ABSTRACT

It is the purpose of this chapter to retheorize the position of the Qajar monarchy and more generally, the Persian government, during the latter part of the reign of Nasser-edin Shah and those of his successors Mozzafar-edin Shah, Mohammad-Ali Shah and Ahmed Shah, as Persian officials negotiated the concessions the country awarded to foreign nationals for the purpose of exploiting the nation’s natural resources and developing services such as banking and telegraphs. First, I address the economic and financial structure of the state system administered by the Qajar Shahs to illustrate the practical constraints, particularly as relating to British dominance of the Gulf and Bushehr through the East India Company, the silver linkage of the kran and the impact of the Great Game on trade. Second, I briefly discuss the developing culture of concessionary awards as a solution to the increasingly dire financial position Persia faced. The main focus of this chapter is on the oil concession awarded to William Knox D’Arcy in 1903, but soon taken over by the British government. I argue that the award and subsequent negotiations were not, as often pictured, a case of a backward nation grappling with the standard machinery of Western sophisticated big business. Instead, I show it to have been a uniquely politicized situation with experienced actors on both sides. On the one hand was the Persian government, already skilled at the art of concessionary wrangling, and on the other, a company-government partnership designed to protect the security of the Indian – and larger British – Empire and fully aware that oil and its worldwide distribution was the crux of that security. The players on the British side, two of whom I focus on particularly – Sir Percy Cox and Sir John Cadman – moved seamlessly between Whitehall and the East India Company and between Whitehall and the Anglo-Persian Oil Company (APOC), while working closely with the Admiralty to turn the oil company into a purely British domain and instrument. Their remit was not just in southern Persia but the whole region, including northern Persia and Mesopotamia.
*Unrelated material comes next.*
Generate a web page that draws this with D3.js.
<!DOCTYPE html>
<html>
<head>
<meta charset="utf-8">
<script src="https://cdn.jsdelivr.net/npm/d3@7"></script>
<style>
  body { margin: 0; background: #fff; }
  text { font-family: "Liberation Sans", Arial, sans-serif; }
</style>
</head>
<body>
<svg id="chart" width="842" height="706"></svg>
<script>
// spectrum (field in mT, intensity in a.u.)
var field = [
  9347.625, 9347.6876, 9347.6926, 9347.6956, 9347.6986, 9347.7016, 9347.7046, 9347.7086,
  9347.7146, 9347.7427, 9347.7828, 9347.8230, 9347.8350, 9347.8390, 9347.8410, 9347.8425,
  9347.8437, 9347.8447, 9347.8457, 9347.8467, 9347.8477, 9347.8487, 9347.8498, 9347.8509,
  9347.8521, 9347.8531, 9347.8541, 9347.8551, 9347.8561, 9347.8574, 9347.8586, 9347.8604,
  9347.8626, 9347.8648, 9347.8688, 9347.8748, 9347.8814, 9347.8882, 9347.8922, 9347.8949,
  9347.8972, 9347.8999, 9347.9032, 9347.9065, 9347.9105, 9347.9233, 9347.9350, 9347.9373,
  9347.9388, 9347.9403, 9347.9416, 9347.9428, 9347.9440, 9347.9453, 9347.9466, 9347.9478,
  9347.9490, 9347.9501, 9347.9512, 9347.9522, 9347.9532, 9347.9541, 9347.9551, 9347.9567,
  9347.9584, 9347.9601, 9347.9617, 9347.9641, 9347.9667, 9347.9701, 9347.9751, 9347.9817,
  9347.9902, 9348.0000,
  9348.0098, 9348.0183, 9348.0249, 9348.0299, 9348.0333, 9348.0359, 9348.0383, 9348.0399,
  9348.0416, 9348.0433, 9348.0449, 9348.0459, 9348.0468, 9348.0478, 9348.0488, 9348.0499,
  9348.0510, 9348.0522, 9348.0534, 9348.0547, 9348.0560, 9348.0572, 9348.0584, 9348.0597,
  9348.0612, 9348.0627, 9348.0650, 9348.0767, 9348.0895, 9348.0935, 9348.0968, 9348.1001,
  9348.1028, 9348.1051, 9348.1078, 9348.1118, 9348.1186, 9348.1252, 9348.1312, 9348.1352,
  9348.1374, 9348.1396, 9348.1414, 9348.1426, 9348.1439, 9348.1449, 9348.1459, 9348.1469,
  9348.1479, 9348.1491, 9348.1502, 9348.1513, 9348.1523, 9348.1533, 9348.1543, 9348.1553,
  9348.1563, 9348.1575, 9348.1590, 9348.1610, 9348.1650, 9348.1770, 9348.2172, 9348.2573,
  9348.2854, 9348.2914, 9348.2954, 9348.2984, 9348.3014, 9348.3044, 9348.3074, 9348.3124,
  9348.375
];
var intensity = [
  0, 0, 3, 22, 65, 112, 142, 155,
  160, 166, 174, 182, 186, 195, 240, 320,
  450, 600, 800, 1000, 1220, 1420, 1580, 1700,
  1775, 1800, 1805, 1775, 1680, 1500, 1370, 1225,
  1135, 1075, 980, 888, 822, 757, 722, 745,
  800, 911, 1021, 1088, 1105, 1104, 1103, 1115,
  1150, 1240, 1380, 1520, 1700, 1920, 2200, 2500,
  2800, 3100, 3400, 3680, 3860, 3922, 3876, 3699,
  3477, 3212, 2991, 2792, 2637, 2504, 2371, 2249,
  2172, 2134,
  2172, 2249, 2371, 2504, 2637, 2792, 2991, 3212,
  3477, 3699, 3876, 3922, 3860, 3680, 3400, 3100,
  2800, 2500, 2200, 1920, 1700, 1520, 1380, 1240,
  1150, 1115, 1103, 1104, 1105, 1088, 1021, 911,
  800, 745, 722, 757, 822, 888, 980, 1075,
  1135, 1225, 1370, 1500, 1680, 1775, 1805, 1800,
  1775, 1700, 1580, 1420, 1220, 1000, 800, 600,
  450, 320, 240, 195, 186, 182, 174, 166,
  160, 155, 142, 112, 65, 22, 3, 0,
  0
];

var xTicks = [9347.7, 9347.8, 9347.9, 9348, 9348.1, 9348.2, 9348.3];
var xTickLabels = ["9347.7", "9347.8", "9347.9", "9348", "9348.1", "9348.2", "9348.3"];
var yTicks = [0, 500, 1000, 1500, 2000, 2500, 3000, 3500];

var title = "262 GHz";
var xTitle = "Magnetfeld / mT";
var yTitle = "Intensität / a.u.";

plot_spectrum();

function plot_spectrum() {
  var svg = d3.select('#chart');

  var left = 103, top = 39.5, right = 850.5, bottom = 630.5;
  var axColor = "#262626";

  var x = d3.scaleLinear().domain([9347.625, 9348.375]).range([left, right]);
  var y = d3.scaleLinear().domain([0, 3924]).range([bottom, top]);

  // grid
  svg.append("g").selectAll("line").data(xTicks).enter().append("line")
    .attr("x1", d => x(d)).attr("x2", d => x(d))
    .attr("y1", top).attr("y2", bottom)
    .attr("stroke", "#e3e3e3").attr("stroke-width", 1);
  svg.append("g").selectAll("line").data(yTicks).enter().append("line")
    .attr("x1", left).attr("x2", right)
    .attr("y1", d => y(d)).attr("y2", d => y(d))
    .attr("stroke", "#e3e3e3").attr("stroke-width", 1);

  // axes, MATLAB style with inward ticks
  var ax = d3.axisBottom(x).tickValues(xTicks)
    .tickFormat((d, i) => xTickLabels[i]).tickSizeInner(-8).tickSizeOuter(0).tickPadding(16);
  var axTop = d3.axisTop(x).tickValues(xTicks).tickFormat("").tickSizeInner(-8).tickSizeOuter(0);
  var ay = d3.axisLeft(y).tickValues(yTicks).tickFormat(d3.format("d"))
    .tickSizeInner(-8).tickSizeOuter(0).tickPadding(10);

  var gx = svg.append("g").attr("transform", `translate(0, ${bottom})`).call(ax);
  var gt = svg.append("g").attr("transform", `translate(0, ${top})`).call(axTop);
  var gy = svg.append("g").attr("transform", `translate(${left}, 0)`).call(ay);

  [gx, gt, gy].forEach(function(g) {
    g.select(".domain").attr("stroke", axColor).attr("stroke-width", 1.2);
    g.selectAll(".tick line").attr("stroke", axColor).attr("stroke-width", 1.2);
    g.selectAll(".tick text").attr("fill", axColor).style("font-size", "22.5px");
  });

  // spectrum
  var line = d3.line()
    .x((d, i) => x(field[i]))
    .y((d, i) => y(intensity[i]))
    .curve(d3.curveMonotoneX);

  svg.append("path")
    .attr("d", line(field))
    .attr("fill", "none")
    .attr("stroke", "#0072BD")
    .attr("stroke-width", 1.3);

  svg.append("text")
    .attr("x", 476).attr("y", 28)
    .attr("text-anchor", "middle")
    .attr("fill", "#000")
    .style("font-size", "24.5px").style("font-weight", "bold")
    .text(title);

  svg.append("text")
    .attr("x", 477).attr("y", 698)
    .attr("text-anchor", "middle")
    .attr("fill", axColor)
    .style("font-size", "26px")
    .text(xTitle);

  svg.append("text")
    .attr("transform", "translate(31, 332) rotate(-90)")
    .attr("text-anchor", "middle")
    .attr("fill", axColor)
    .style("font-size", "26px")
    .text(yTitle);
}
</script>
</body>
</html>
The chapter concludes with an analysis of Persia’s aptitude in constructing the Sinclair concession in 1921 based on the lessons it had learned from the bruising experience with

APOC, and how, although that concession did not lead to a contract, it foreshadowed the nationalization process that took place 30 years later. It also examines Britain’s and Persia’s different approaches to sovereignty and national identity as reflected in the management of the concession and its territory.